データセンターにあるコンピュータを多数の企業で共用しながらも仮想的な“専用サーバー”として使えるサービス。クラウドコンピューティングの代表的な利用形態である。


 クラウドコンピューティングの主なサービス利用形態として、データセンターに設置された1台のコンピュータ機器を複数の企業で共有するというものがあります。それでいて特定企業向けに“専用サーバー”を用意しているかのような仕組みを提供します。このサーバーをVPS(仮想専用サーバー)といいます。同様に、VPSを実現するソフトウエアは仮想化ソフトと呼ばれています。

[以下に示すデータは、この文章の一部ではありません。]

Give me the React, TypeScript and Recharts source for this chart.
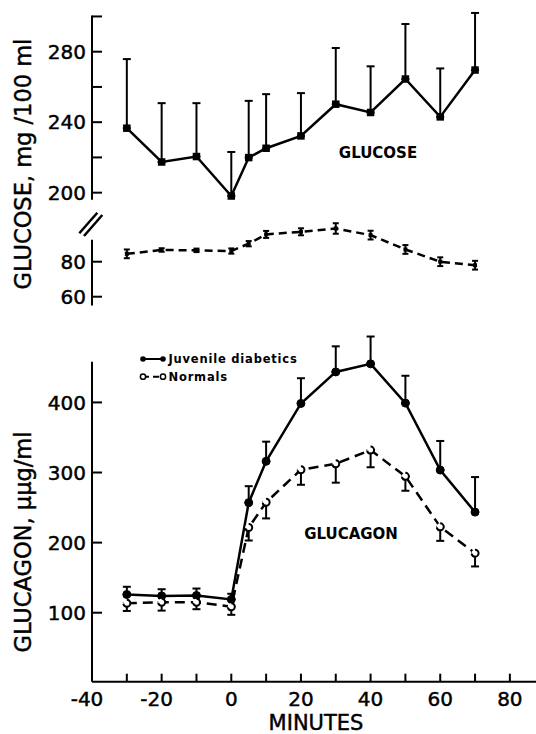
import React from 'react';
import { LineChart, Line, XAxis, YAxis, ErrorBar, ReferenceLine, Legend } from 'recharts';

const minutes = [-30, -20, -10, 0, 5, 10, 20, 30, 40, 50, 60, 70];

const glucoseDiabetic = [236.6, 217.4, 220.5, 198.1, 219.9, 225.2, 232.2, 250.2, 245.5, 264.5, 243.0, 269.6];
const glucoseDiabeticErr = [39.2, 33.4, 30.3, 25.0, 32.2, 30.7, 24.3, 31.9, 26.2, 31.2, 27.5, 32.4];

const glucoseNormal = [84.5, 86.7, 86.5, 86.1, 90.3, 95.6, 97.1, 99.0, 95.2, 87.0, 80.0, 78.0];
const glucoseNormalErr = [2.5, 1, 1, 1.5, 1.5, 2, 2, 3, 2.5, 2.5, 2.5, 2.5];

const glucagonDiabetic = [126, 124, 124.5, 119, 257, 316, 398.5, 443.5, 455, 399, 303.5, 243.5];
const glucagonDiabeticErr = [11, 9.5, 10, 8, 23.5, 28, 36, 36.5, 39, 39, 41.5, 50];

const glucagonNormal = [113.5, 115, 115, 108.5, 221.5, 257.5, 304, 312.5, 332, 294.5, 222.5, 185];
const glucagonNormalErr = [11, 12, 10, 11.5, 18.5, 23, 21.5, 27, 24.5, 20.5, 20, 19];

const xTicks = [-40, -30, -20, -10, 0, 10, 20, 30, 40, 50, 60, 70, 80];
const xTickLabels = [-40, -20, 0, 20, 40, 60, 80];
const glucoseHiTicks = [200, 220, 240, 260, 280, 300];
const glucoseHiLabels = [200, 240, 280];
const glucoseLoTicks = [60, 80];
const glucagonTicks = [100, 200, 300, 400];

const FONT = 'DejaVu Sans';
const THICK = { stroke: '#000', strokeWidth: 0.45 };

const glucoseHiData = minutes.map((m, i) => ({ m, v: glucoseDiabetic[i], e: [0, glucoseDiabeticErr[i]] }));
const glucoseLoData = minutes.map((m, i) => ({ m, v: glucoseNormal[i], e: glucoseNormalErr[i] }));
const glucagonData = minutes.map((m, i) => ({
  m,
  d: glucagonDiabetic[i],
  de: [0, glucagonDiabeticErr[i]],
  n: glucagonNormal[i],
  ne: [glucagonNormalErr[i], 0],
}));

const X_DOMAIN: [number, number] = [-40, 87.5];

const makeYTick = (labels: number[]) => (p: any) => {
  const { x, y, payload } = p;
  const v = payload.value;
  return (
    <g key={`yt-${v}`}>
      <line x1={x} x2={x + 10} y1={y} y2={y} stroke="#000" strokeWidth={2} />
      {labels.includes(v) && (
        <text x={x - 6} y={y} dy="0.36em" textAnchor="end" fontSize={20} fontFamily={FONT} fill="#000" {...THICK}>
          {String(v)}
        </text>
      )}
    </g>
  );
};

const renderXTick = (p: any) => {
  const { x, y, payload } = p;
  const v = payload.value;
  return (
    <g key={`xt-${v}`}>
      {v !== -40 && <line x1={x} x2={x} y1={y} y2={y - 8} stroke="#000" strokeWidth={2} />}
      {xTickLabels.includes(v) && (
        <text x={v < 0 ? x - 5 : x} y={y + 24} textAnchor="middle" fontSize={20} fontFamily={FONT} fill="#000" {...THICK}>
          {String(v)}
        </text>
      )}
    </g>
  );
};

const squareDot = (size: number) => (p: any) => {
  const { cx, cy, index } = p;
  return <rect key={`sq-${index}`} x={cx - size / 2} y={cy - size / 2} width={size} height={size} fill="#000" />;
};

const renderLegend = (props: any) => {
  const payload = props.payload || [];
  const names = payload.map((e: any) => e.value);
  return (
    <svg width={200} height={40}>
      <line x1={13} x2={33} y1={9} y2={9} stroke="#000" strokeWidth={2} />
      <circle cx={13} cy={9} r={2.8} fill="#000" />
      <circle cx={33} cy={9} r={2.8} fill="#000" />
      <text x={38.5} y={13.3} fontSize={11.5} fontWeight="bold" letterSpacing={0.8} fontFamily={FONT} fill="#000">
        {names[0] || 'Juvenile diabetics'}
      </text>
      <line x1={13} x2={33} y1={26.7} y2={26.7} stroke="#000" strokeWidth={2} strokeDasharray="6 4" />
      <circle cx={13} cy={26.7} r={2.6} fill="#fff" stroke="#000" strokeWidth={1.5} />
      <circle cx={33} cy={26.7} r={2.6} fill="#fff" stroke="#000" strokeWidth={1.5} />
      <text x={38.5} y={31} fontSize={11.5} fontWeight="bold" letterSpacing={0.8} fontFamily={FONT} fill="#000">
        {names[1] || 'Normals'}
      </text>
    </svg>
  );
};

export default function App() {
  return (
    <div style={{ position: 'absolute', left: 0, top: 0, width: 536, height: 734, background: '#fff', overflow: 'hidden' }}>
      {/* Upper glucose (juvenile diabetics) */}
      <div style={{ position: 'absolute', left: 0, top: 5 }}>
        <LineChart width={536} height={200} data={glucoseHiData} margin={{ top: 0, right: 0, bottom: 0, left: 0 }}>
          <XAxis type="number" dataKey="m" domain={X_DOMAIN} allowDataOverflow hide />
          <YAxis
            type="number"
            domain={[193, 306.5]}
            allowDataOverflow
            ticks={glucoseHiTicks}
            interval={0}
            width={92}
            axisLine={false}
            tickLine={false}
            tickSize={0}
            tickMargin={0}
            tick={makeYTick(glucoseHiLabels)}
          />
          <ReferenceLine segment={[{ x: -40, y: 196 }, { x: -40, y: 300.5 }]} stroke="#000" strokeWidth={2} ifOverflow="visible" />
          <Line dataKey="v" stroke="#000" strokeWidth={2.5} dot={squareDot(7.5)} isAnimationActive={false}>
            <ErrorBar dataKey="e" direction="y" width={4} stroke="#000" strokeWidth={2} />
          </Line>
        </LineChart>
      </div>

      {/* Lower glucose (normals) */}
      <div style={{ position: 'absolute', left: 0, top: 215 }}>
        <LineChart width={536} height={95} data={glucoseLoData} margin={{ top: 0, right: 0, bottom: 0, left: 0 }}>
          <XAxis type="number" dataKey="m" domain={X_DOMAIN} allowDataOverflow hide />
          <YAxis
            type="number"
            domain={[52.4, 106.7]}
            allowDataOverflow
            ticks={glucoseLoTicks}
            interval={0}
            width={92}
            axisLine={false}
            tickLine={false}
            tickSize={0}
            tickMargin={0}
            tick={makeYTick(glucoseLoTicks)}
          />
          <ReferenceLine segment={[{ x: -40, y: 55 }, { x: -40, y: 92.6 }]} stroke="#000" strokeWidth={2} ifOverflow="visible" />
          <Line dataKey="v" stroke="#000" strokeWidth={2.5} strokeDasharray="8 5" dot={squareDot(4)} isAnimationActive={false}>
            <ErrorBar dataKey="e" direction="y" width={3} stroke="#000" strokeWidth={2} />
          </Line>
        </LineChart>
      </div>

      {/* Glucagon */}
      <div style={{ position: 'absolute', left: 0, top: 330 }}>
        <LineChart width={536} height={403.7} data={glucagonData} margin={{ top: 0, right: 0, bottom: 0, left: 0 }}>
          <XAxis
            type="number"
            dataKey="m"
            domain={X_DOMAIN}
            allowDataOverflow
            ticks={xTicks}
            interval={0}
            height={52}
            axisLine={{ stroke: '#000', strokeWidth: 2 }}
            tickLine={false}
            tickSize={0}
            tickMargin={0}
            tick={renderXTick}
          />
          <YAxis
            type="number"
            domain={[1.6, 503.3]}
            allowDataOverflow
            ticks={glucagonTicks}
            interval={0}
            width={92}
            axisLine={false}
            tickLine={false}
            tickSize={0}
            tickMargin={0}
            tick={makeYTick(glucagonTicks)}
          />
          <ReferenceLine segment={[{ x: -40, y: 1.6 }, { x: -40, y: 458 }]} stroke="#000" strokeWidth={2} ifOverflow="visible" />
          <Legend
            content={renderLegend}
            layout="horizontal"
            verticalAlign="middle"
            align="center"
            wrapperStyle={{ left: 130, top: 20, width: 200, height: 40 }}
          />
          <Line name="Juvenile diabetics" dataKey="d" stroke="#000" strokeWidth={2.5} dot={{ r: 4, fill: '#000', stroke: '#000', strokeWidth: 1 }} isAnimationActive={false}>
            <ErrorBar dataKey="de" direction="y" width={4} stroke="#000" strokeWidth={2} />
          </Line>
          <Line name="Normals" dataKey="n" stroke="#000" strokeWidth={2.5} strokeDasharray="10 6" dot={{ r: 3.5, fill: '#fff', stroke: '#000', strokeWidth: 2 }} isAnimationActive={false}>
            <ErrorBar dataKey="ne" direction="y" width={4} stroke="#000" strokeWidth={2} />
          </Line>
        </LineChart>
      </div>

      {/* Overlay: axis titles, panel labels, axis break */}
      <svg width={536} height={734} style={{ position: 'absolute', left: 0, top: 0, pointerEvents: 'none' }}>
        <text transform="translate(30.5,164) rotate(-90)" textAnchor="middle" fontSize={22.5} fontFamily={FONT} fill="#000" {...THICK}>
          GLUCOSE, mg /100 ml
        </text>
        <text transform="translate(30.5,542) rotate(-90)" textAnchor="middle" fontSize={22.5} fontFamily={FONT} fill="#000" {...THICK}>
          GLUCAGON, μμg/ml
        </text>
        <text x={316} y={729.5} textAnchor="middle" fontSize={21} fontFamily={FONT} fill="#000" {...THICK}>
          MINUTES
        </text>
        <line x1={79.3} y1={233.3} x2={97.3} y2={212.7} stroke="#000" strokeWidth={2.5} />
        <line x1={84} y1={236} x2={102.3} y2={215} stroke="#000" strokeWidth={2.5} />
        <text x={378} y={153} dy="0.36em" textAnchor="middle" fontSize={15} fontWeight="bold" fontFamily={FONT} fill="#000">
          GLUCOSE
        </text>
        <text x={351} y={533.3} dy="0.36em" textAnchor="middle" fontSize={15} fontWeight="bold" fontFamily={FONT} fill="#000">
          GLUCAGON
        </text>
      </svg>
    </div>
  );
}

 従来型のサーバー共用サービスでは、ソフトウエアを自由にインストールできないとか、サーバーに大きな負荷がかかる処理は禁止など、様々な制約がありました。一方、VPSは企業ごとに自由にソフトを搭載して好きな用途に使えます。外部に公開するウェブサーバーとして使っても構いませんし、大量データを保管・蓄積するのに使ったり分析処理に使ったりすることもできます。まさに企業ごとの専用サーバーのように利用できるわけです。

効果:外部サーバーを自由に利用

 VPSの草分けは、米アマゾン・ドット・コムが2006年に開始した「Amazon EC2」です。その後、国内の通信事業者やプロバイダー(ISP)などが相次いで参入しました。VPSのメリットは、導入のイニシャルコストが安いことです。実際に初期費用は無料、月額利用料は数千円といった格安のサービスがあります。サーバーの処理量やデータ通信量によって料金が変動する従量課金制を採用するサービスも多く、企業は月ごとの利用の増減に応じてシステムコストを変動費化することができます。

 コスト面でVPSは有利なことが多いですが、必要な処理能力やネットワークの使用帯域が大きい場合には、仮想ではない文字通りの「専用サーバー」を自社で購入し、運用した方が割安になることがあり得ます。大規模システムの構築では導入前に精査が必須です。加えて、VPSを使いこなすには、OS(基本ソフト)の専門知識が必要です。VPSではOSの操作を利用企業側でするのが原則だからです。同様にセキュリティー対策も自己責任になります。

 利用中のハードが故障した時は動作しなくなることもあります。2011年4月にはAmazon EC2で大規模障害が発生し、EC2を利用する有名なサービスが軒並み、動作不安定に陥りました。